From Iceland — Better Drinking With Mikkeller & Friends

Better Drinking With Mikkeller & Friends

Published July 13, 2015

Better Drinking With Mikkeller & Friends
Photo by
Art Bicnick

As anyone who frequents Reykjavík’s downtown bar scene will have noticed, Icelandic drinking culture has been undergoing a facelift. Over the past few years, the range of beers on the average bar’s taps has gone from a handful of simple, similar lagers to a wider variety of brews, both Icelandic and imported. And along with the emergence of Iceland-brewed craft brands has come a crop of bars that cater to the evolving tastes of the city’s drinkers.
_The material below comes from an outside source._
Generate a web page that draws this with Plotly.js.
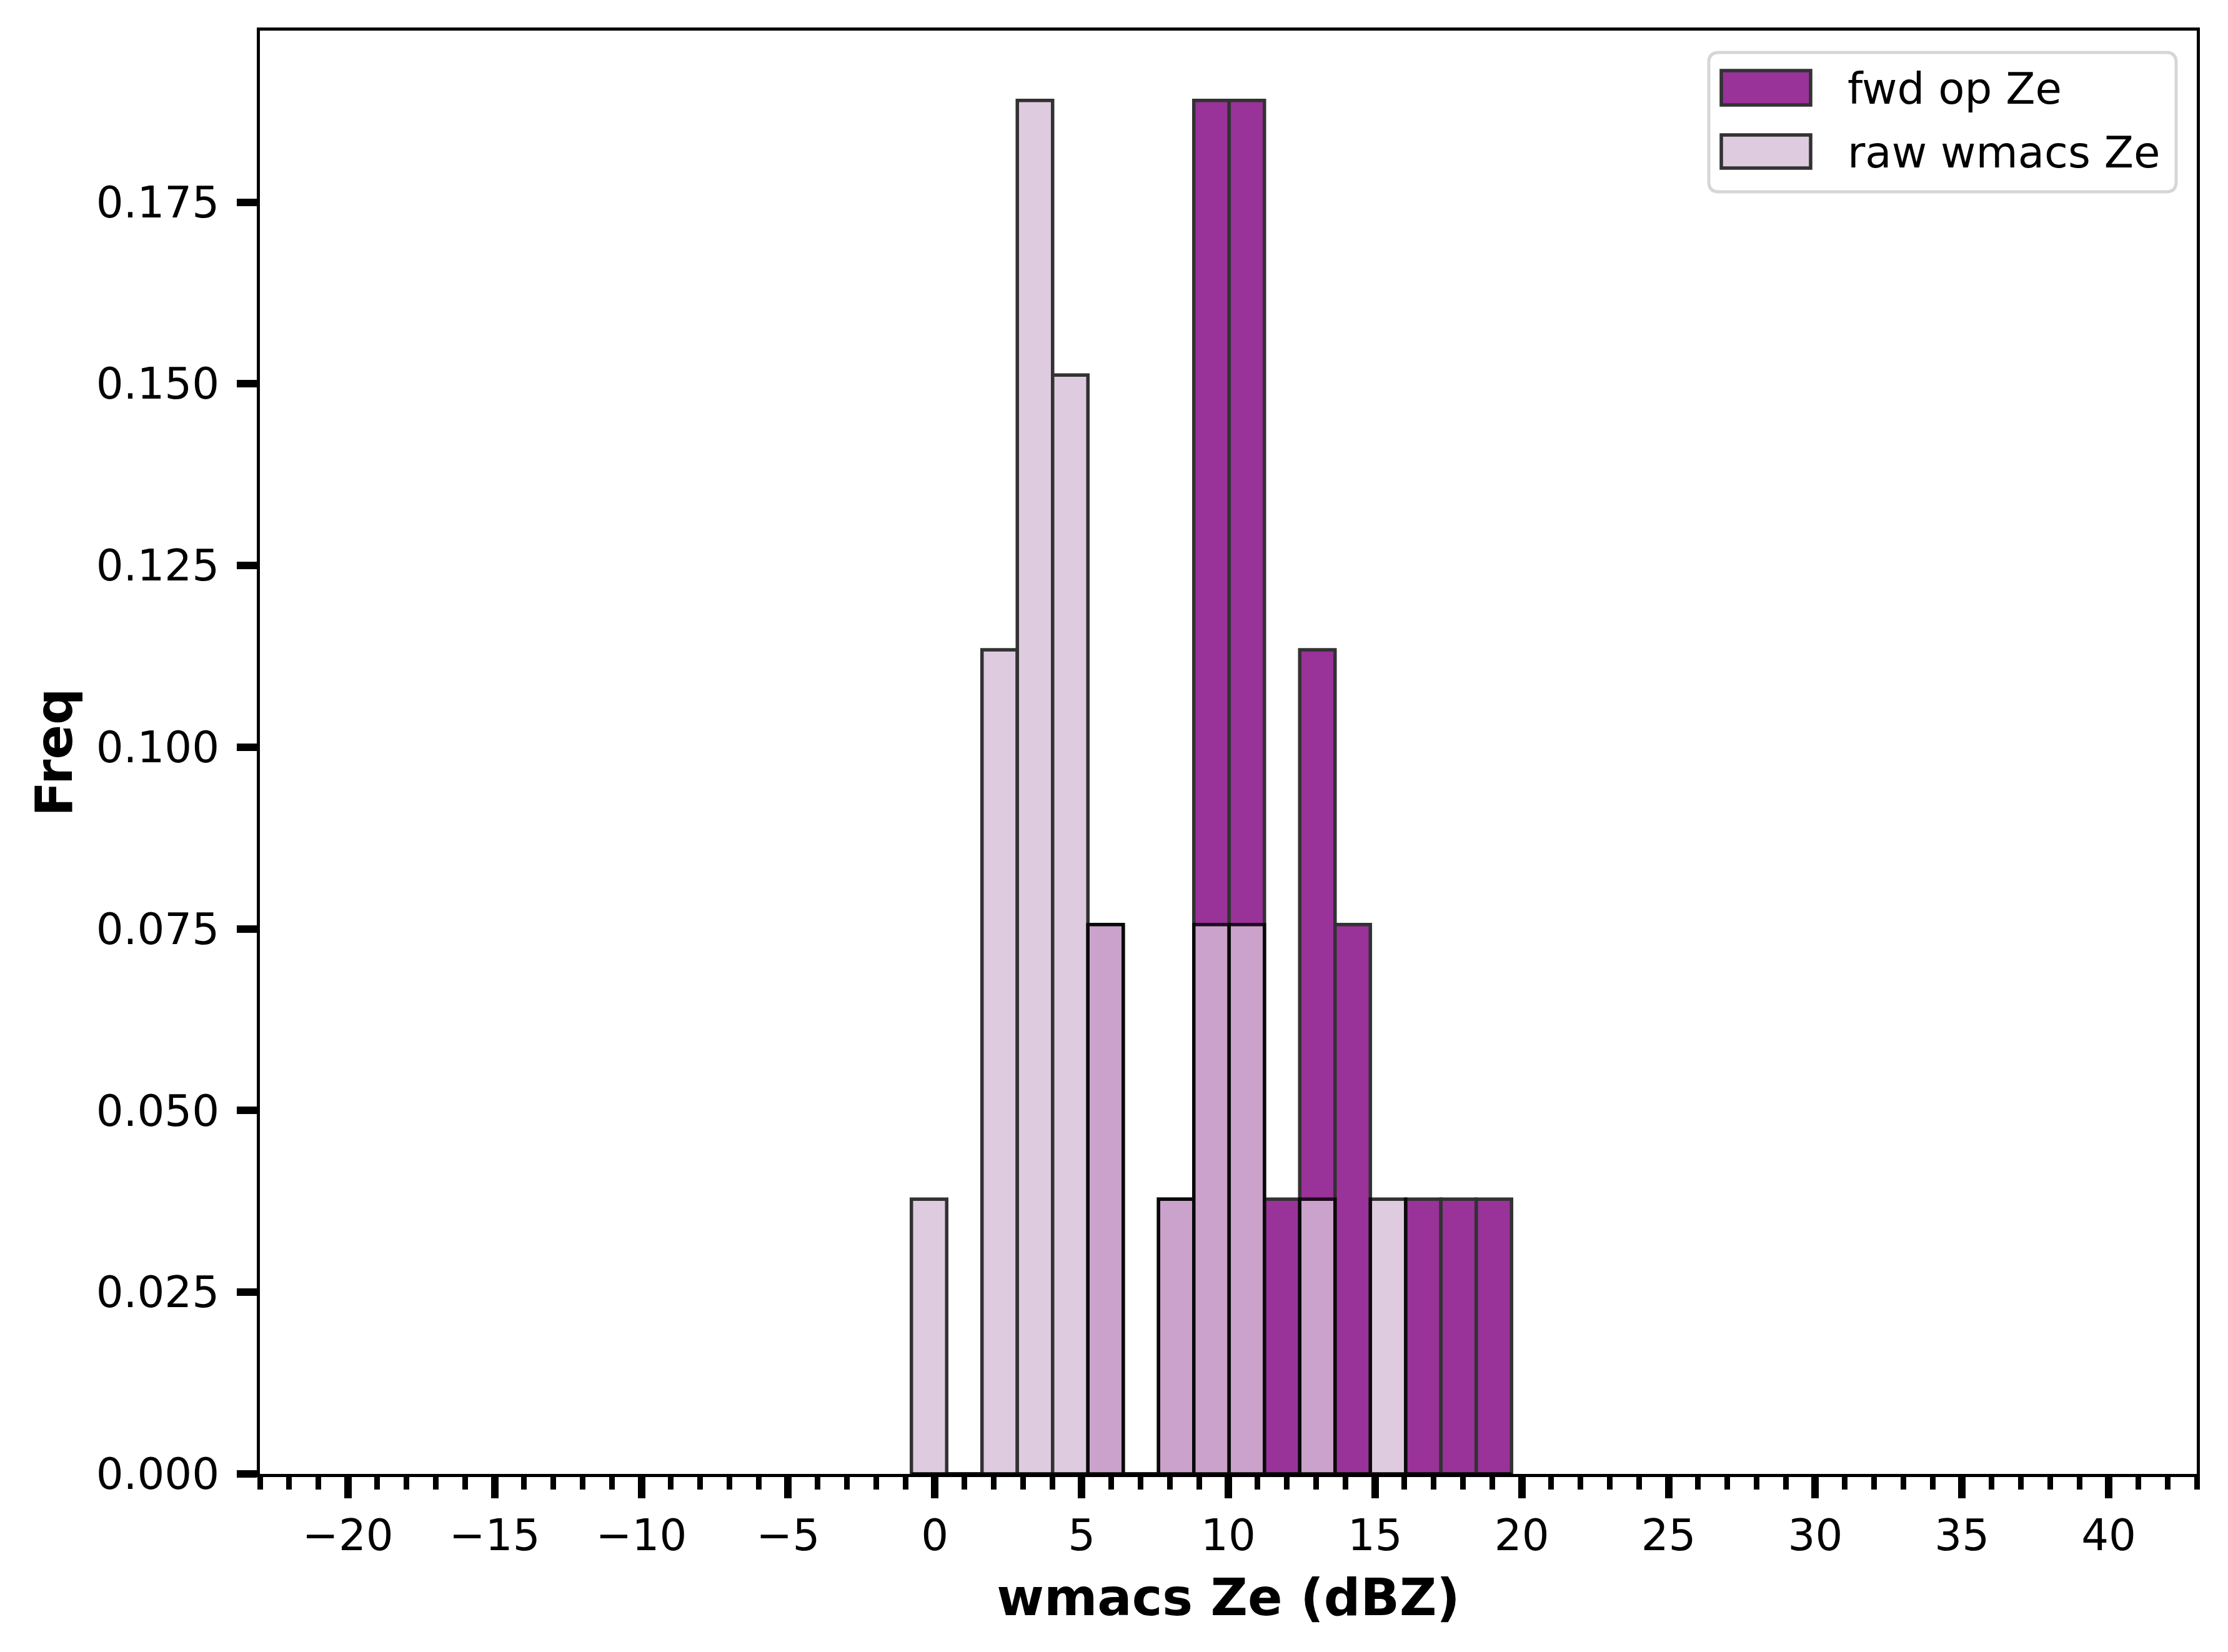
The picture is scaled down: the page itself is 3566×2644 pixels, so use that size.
<!DOCTYPE html>
<html>
<head>
<meta charset="utf-8">
<script src="https://cdn.plot.ly/plotly-3.0.1.min.js"></script>
<style>
  html, body { margin: 0; padding: 0; background: #ffffff; }
  #chart { width: 3566px; height: 2644px; }
</style>
</head>
<body>
<div id="chart"></div>
<script>
// ---- data ----
const binEdges = [-0.800, 0.403, 1.606, 2.809, 4.012, 5.215, 6.418, 7.621, 8.824,
                  10.027, 11.230, 12.433, 13.636, 14.839, 16.042, 17.245, 18.448, 19.651];
const fwdFreq = [0, 0, 0, 0, 0, 0.0756, 0, 0.0378, 0.1890, 0.1890, 0.0378, 0.1134, 0.0756, 0, 0.0378, 0.0378, 0.0378];
const rawFreq = [0.0378, 0, 0.1134, 0.1890, 0.1512, 0.0756, 0, 0.0378, 0.0756, 0.0756, 0, 0.0378, 0, 0.0378, 0, 0, 0];
const seriesNames = ["fwd op Ze", "raw wmacs Ze"];
const xTitle = "wmacs Ze (dBZ)";
const yTitle = "Freq";

// ---- derived ----
const binCenters = binEdges.slice(0, -1).map((e, i) => (e + binEdges[i + 1]) / 2);
const binWidths = binEdges.slice(0, -1).map((e, i) => binEdges[i + 1] - e);

const W = 3566, H = 2644;
const M = { l: 416, r: 50, t: 49, b: 285 };
const PW = W - M.l - M.r, PH = H - M.t - M.b;
const FONT = "DejaVu Sans, Liberation Sans, sans-serif";

const fwdFill = "purple";
const rawFill = "thistle";
const edge = "black";
const alpha = 0.8;

const traces = [
  {
    type: "bar", name: seriesNames[0], x: binCenters, y: fwdFreq, width: binWidths,
    marker: { color: fwdFill, line: { color: edge, width: 5.5 } },
    opacity: alpha, showlegend: false, hoverinfo: "x+y+name"
  },
  {
    type: "bar", name: seriesNames[1], x: binCenters, y: rawFreq, width: binWidths,
    marker: { color: rawFill, line: { color: edge, width: 5.5 } },
    opacity: alpha, showlegend: false, hoverinfo: "x+y+name"
  }
];

// pixel -> paper helpers for the hand-drawn legend (layout only)
const px = v => (v - M.l) / PW;
const py = v => (H - M.b - v) / PH;

function roundRect(x0, y0, x1, y1, r) {
  const X = px, Y = py;
  return `M${X(x0 + r)},${Y(y0)} L${X(x1 - r)},${Y(y0)} Q${X(x1)},${Y(y0)} ${X(x1)},${Y(y0 + r)} ` +
         `L${X(x1)},${Y(y1 - r)} Q${X(x1)},${Y(y1)} ${X(x1 - r)},${Y(y1)} ` +
         `L${X(x0 + r)},${Y(y1)} Q${X(x0)},${Y(y1)} ${X(x0)},${Y(y1 - r)} ` +
         `L${X(x0)},${Y(y0 + r)} Q${X(x0)},${Y(y0)} ${X(x0 + r)},${Y(y0)} Z`;
}

const legendBox = { x0: 2735, y0: 84, x1: 3483, y1: 307 };
const patchX = [2755, 2898];
const rowY = [[113, 168], [216, 269]];
const fills = [fwdFill, rawFill];

const shapes = [
  {
    type: "path", xref: "paper", yref: "paper",
    path: roundRect(legendBox.x0, legendBox.y0, legendBox.x1, legendBox.y1, 16),
    fillcolor: "rgba(255,255,255,0.8)", line: { color: "rgba(204,204,204,0.8)", width: 5 }
  }
];
const annotations = [];
seriesNames.forEach((name, i) => {
  shapes.push({
    type: "rect", xref: "paper", yref: "paper",
    x0: px(patchX[0]), x1: px(patchX[1]), y0: py(rowY[i][1]), y1: py(rowY[i][0]),
    fillcolor: fills[i], opacity: alpha, line: { color: edge, width: 5.5 }
  });
  annotations.push({
    xref: "paper", yref: "paper", x: px(2955), y: py((rowY[i][0] + rowY[i][1]) / 2 + 2),
    xanchor: "left", yanchor: "middle", text: name, showarrow: false,
    font: { family: FONT, size: 69, color: "black" }
  });
});

const layout = {
  width: W, height: H,
  margin: M,
  paper_bgcolor: "white", plot_bgcolor: "white",
  barmode: "overlay", bargap: 0,
  showlegend: false,
  font: { family: FONT, size: 69, color: "black" },
  xaxis: {
    range: [-23, 43], tick0: 0, dtick: 5, tickmode: "linear",
    ticks: "outside", ticklen: 34, tickwidth: 12, tickcolor: "black",
    minor: { tick0: 0, dtick: 1, ticks: "outside", ticklen: 20, tickwidth: 9, tickcolor: "black", showgrid: false },
    showline: true, linecolor: "black", linewidth: 5, mirror: true,
    showgrid: false, zeroline: false,
    tickfont: { family: FONT, size: 69, color: "black" },
    title: { text: xTitle, font: { family: FONT, size: 82, color: "black", weight: "bold" }, standoff: 33 }
  },
  yaxis: {
    range: [0, 0.1986], tick0: 0, dtick: 0.025, tickmode: "linear", tickformat: ".3f",
    ticks: "outside", ticklen: 32, tickwidth: 12, tickcolor: "black",
    ticklabelstandoff: 14,
    showline: true, linecolor: "black", linewidth: 5, mirror: true,
    showgrid: false, zeroline: false,
    tickfont: { family: FONT, size: 69, color: "black" },
    title: { text: yTitle, font: { family: FONT, size: 82, color: "black", weight: "bold" }, standoff: 12 }
  },
  shapes: shapes,
  annotations: annotations
};

Plotly.newPlot("chart", traces, layout, { staticPlot: true, displayModeBar: false });
</script>
</body>
</html>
The best of the bunch, and the winner of our “Best Newcomer Bar” award, is the recently opened Mikkeller & Friends, run by the same trusty crew that brought us Kex and the “pizza place with no name” at Hverfisgata 12, within which the bar is housed. Selling small-batch beers made by the much-admired independent Danish breweries Mikkeller and To Øl, and a handful of guests, Mikkeller & Friends has twenty taps that offer an ever-changing range of new tastes.

“My personal favourites are the really sour ones,” says Ólafur Ágústsson, one of the figures behind the bar, as he sips a mid-afternoon beer. “But I also like the really delicate IPAs. They’re full of flavour and body and volume, but they’re so delicate and nice.”
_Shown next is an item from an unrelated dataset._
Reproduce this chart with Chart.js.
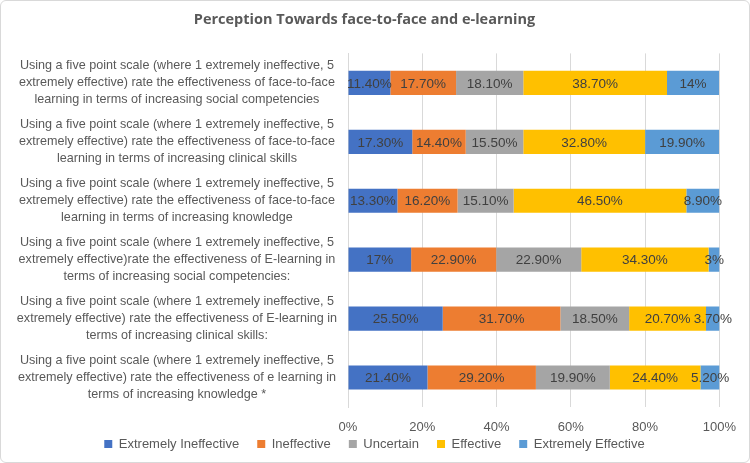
<!DOCTYPE html>
<html>
<head>
<meta charset="utf-8">
<script src="https://cdn.jsdelivr.net/npm/chart.js@4.4.1/dist/chart.umd.min.js"></script>
<style>
  html, body { margin: 0; padding: 0; background: #fff; }
  .frame {
    width: 750px; height: 463px; box-sizing: border-box;
    border: 1px solid #d9d9d9; border-radius: 6px; position: relative;
  }
  canvas { display: block; }
</style>
</head>
<body>
<div class="frame"><canvas id="perceptionChart" width="748" height="461"></canvas></div>
<script>
// question labels (top to bottom)
const questions = [
    ['Using a five point scale (where 1 extremely ineffective, 5', 'extremely effective) rate the effectiveness of face-to-face', 'learning in terms of increasing social competencies'],
    ['Using a five point scale (where 1 extremely ineffective, 5', 'extremely effective) rate the effectiveness of face-to-face', 'learning in terms of increasing clinical skills'],
    ['Using a five point scale (where 1 extremely ineffective, 5', 'extremely effective) rate the effectiveness of face-to-face', 'learning in terms of increasing knowledge'],
    ['Using a five point scale (where 1 extremely ineffective, 5', 'extremely effective)rate the effectiveness of E-learning in', 'terms of increasing social competencies:'],
    ['Using a five point scale (where 1 extremely ineffective, 5', 'extremely effective) rate the effectiveness of E-learning in', 'terms of increasing clinical skills:'],
    ['Using a five point scale (where 1 extremely ineffective, 5', 'extremely effective) rate the effectiveness of e learning in', 'terms of increasing knowledge *']
];

const extremelyIneffective = [11.4, 17.3, 13.3, 17, 25.5, 21.4];
const ineffective          = [17.7, 14.4, 16.2, 22.9, 31.7, 29.2];
const uncertain            = [18.1, 15.5, 15.1, 22.9, 18.5, 19.9];
const effective            = [38.7, 32.8, 46.5, 34.3, 20.7, 24.4];
const extremelyEffective   = [14, 19.9, 8.9, 3, 3.7, 5.2];

// labels as printed on the bars
const printed = [
    ['11.40%', '17.30%', '13.30%', '17%', '25.50%', '21.40%'],
    ['17.70%', '14.40%', '16.20%', '22.90%', '31.70%', '29.20%'],
    ['18.10%', '15.50%', '15.10%', '22.90%', '18.50%', '19.90%'],
    ['38.70%', '32.80%', '46.50%', '34.30%', '20.70%', '24.40%'],
    ['14%', '19.90%', '8.90%', '3%', '3.70%', '5.20%']
];

const FONT = "'Liberation Sans', Arial, sans-serif";
const GREY = '#595959';

// draws the value text in the middle of each bar segment
const barLabels = {
    id: 'barLabels',
    afterDatasetsDraw(chart) {
        const c = chart.ctx;
        c.save();
        c.font = '13.5px ' + FONT;
        c.fillStyle = '#404040';
        c.textAlign = 'center';
        c.textBaseline = 'middle';
        chart.data.datasets.forEach((ds, i) => {
            chart.getDatasetMeta(i).data.forEach((bar, j) => {
                const x = (bar.x + bar.base) / 2;
                c.fillText(printed[i][j], x, bar.y + 1);
            });
        });
        c.restore();
    }
};

// right layout padding pulls the legend off-centre, push it back
const legendNudge = {
    id: 'legendNudge',
    afterLayout(chart) {
        if (!chart.legend) return;
        chart.legend.left += 10;
        chart.legend.right += 10;
    }
};

const ctx = document.getElementById('perceptionChart');
new Chart(ctx, {
    type: 'bar',
    data: {
        labels: questions,
        datasets: [
            { label: 'Extremely Ineffective', data: extremelyIneffective, backgroundColor: '#4472C4' },
            { label: 'Ineffective', data: ineffective, backgroundColor: '#ED7D31' },
            { label: 'Uncertain', data: uncertain, backgroundColor: '#A5A5A5' },
            { label: 'Effective', data: effective, backgroundColor: '#FFC000' },
            { label: 'Extremely Effective', data: extremelyEffective, backgroundColor: '#5B9BD5' }
        ]
    },
    options: {
        indexAxis: 'y',
        responsive: false,
        animation: false,
        barPercentage: 0.41,
        categoryPercentage: 1,
        layout: { padding: { left: 6, right: 27, top: 6, bottom: 1.5 } },
        plugins: {
            title: {
                display: true,
                text: 'Perception Towards face-to-face and e-learning',
                color: GREY,
                font: { family: "'Open Sans', sans-serif", size: 14.5, weight: 'bold' },
                padding: { top: 4, bottom: 25 }
            },
            legend: {
                position: 'bottom',
                labels: {
                    color: GREY,
                    boxWidth: 8,
                    boxHeight: 8,
                    padding: 0,
                    font: { family: FONT, size: 13 },
                    // the gap between entries comes from trailing spaces, padding stays 0 so the row sits tight under the ticks
                    generateLabels(chart) {
                        const items = Chart.defaults.plugins.legend.labels.generateLabels(chart);
                        items.forEach((it, i) => {
                            if (i < items.length - 1) it.text += '\u00a0'.repeat(5);
                        });
                        return items;
                    }
                }
            },
            tooltip: { enabled: false }
        },
        scales: {
            x: {
                stacked: true,
                min: 0,
                max: 100,
                ticks: {
                    stepSize: 20,
                    color: GREY,
                    padding: 13,
                    font: { family: FONT, size: 13 },
                    callback: v => v + '%'
                },
                grid: { color: '#D9D9D9', drawTicks: false },
                border: { display: false },
                afterFit(scale) { scale.height = 30.5; }
            },
            y: {
                stacked: true,
                ticks: {
                    color: GREY,
                    crossAlign: 'center',
                    font: { family: FONT, size: 12.6, lineHeight: 1.35 }
                },
                grid: { display: false },
                border: { color: '#D9D9D9' },
                afterFit(scale) { scale.width = 341; }
            }
        }
    },
    plugins: [barLabels, legendNudge]
});
</script>
</body>
</html>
Reykjavík has welcomed the new bar with open arms. Their launch night saw a queue down the stairs and out onto Hverfisgata, and the bar is full to bursting most nights of the week. “The response has been enormous,” smiles Ólafur. “It’s crazy! People really love this. Being able to go out and try several beers with very different tastes is entertaining for people I think. It’s something new.”

Some of the stronger beers—up to a literally dizzying 17% ABV—come at eye-watering prices of up to 2,000 ISK, which Ólafur explains has a lot to do with Iceland’s import regulations. “When you bring in a beer over 12% ABV you pay an awful lot in tax,” he says. “But the drinks we have on taps one to ten are competitively priced. People pay as much for our Hverfisgata Pils as they’d pay for a pint of Gull next-door.”

Mikkeller & Friends serves their beer in measures 20% smaller than the standard—a small beer is served in a Mikkeller-branded wineglass-style vessel, which is a more continental system that Ólafur says allows drinkers to savour the complex favours of the beer, rather than knocking it back.

He hopes that this more refined method of drinking will catch on. “The smaller measures mean people can try out more tastes,” he says. “One of my hopes is that we’re bringing new aspects to the Icelandic drinking culture. I think we can ‘drink better’—that is, starting earlier in the day, and stopping earlier in the night—the European way. With all the craft places opening up now, I think we’re getting there.”